In 1102 Croatia was absorbed into the Hungarian Kingdom, and with short interruptions and frequent changes of her borders, remained a part of it until 1918. During this period the Croat territory was the goal of the Republic of Venice which succeeded in establishing strong Italian influence in Dalmatia. When the Turkish Empire extended its power northwestward in the fourteenth and fifteenth centuries, Croatian lands were affected, although to a lesser degree than the neighboring state of Serbia. Only Bosnia-Herzegovina preserved Turkish-Oriental characteristics, even throughout the period of Austro-Hungarian domination (1878-1918).

The Slovenes, the westernmost group of the South Slavs, appear as early as 595, when they were warring against the Bavarian Duke Tassilo.
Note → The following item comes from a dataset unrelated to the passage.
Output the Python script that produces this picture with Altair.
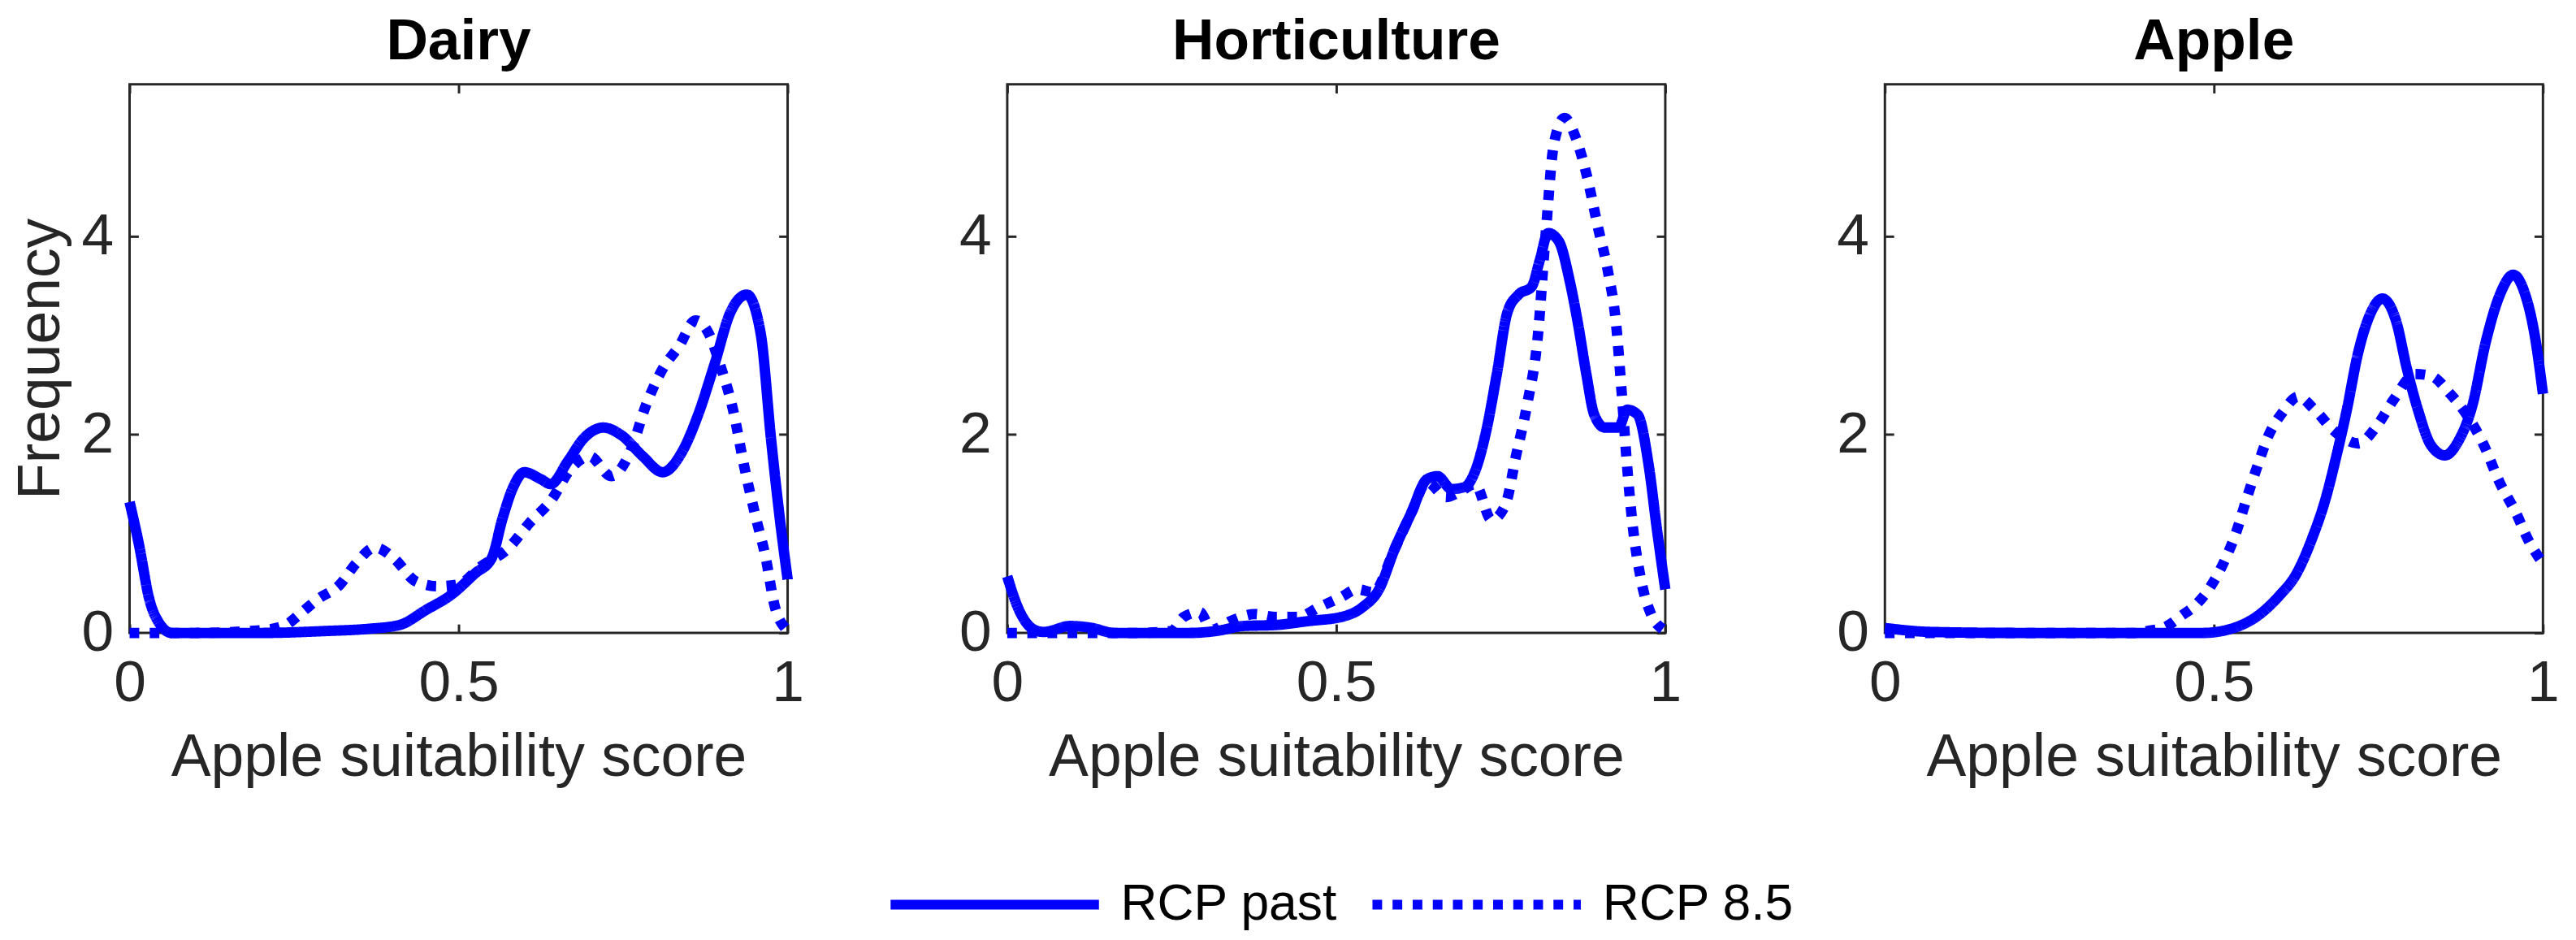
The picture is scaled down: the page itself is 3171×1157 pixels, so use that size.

Their attachment to Samo's empire between 627 and 662, the similarity of their language to that of the Czechs, and the fact that they appeared much earlier than the Serbo-Croats give strength to the theory that their migration was connected with that of the northwestern Slavs rather than that of the Serbo-Croats. The Slovenes, who in their westward drive came as far as present day Tyrol, accepted Christianity in the second half of the eighth century, and came under the rule of the Frankish Empire in 788. Their country was made the "Windische Mark" which approximated in area the territory of Styria, Carinthia and Carniola. These provinces of the Holy Roman, later the Austrian Empire, were strongly exposed to German influence, while the Slovenes of Istria came under the influence of Italy. After World War I the Slovenes were incorporated into Yugoslavia, although minorities still remained in both Italy and Austria.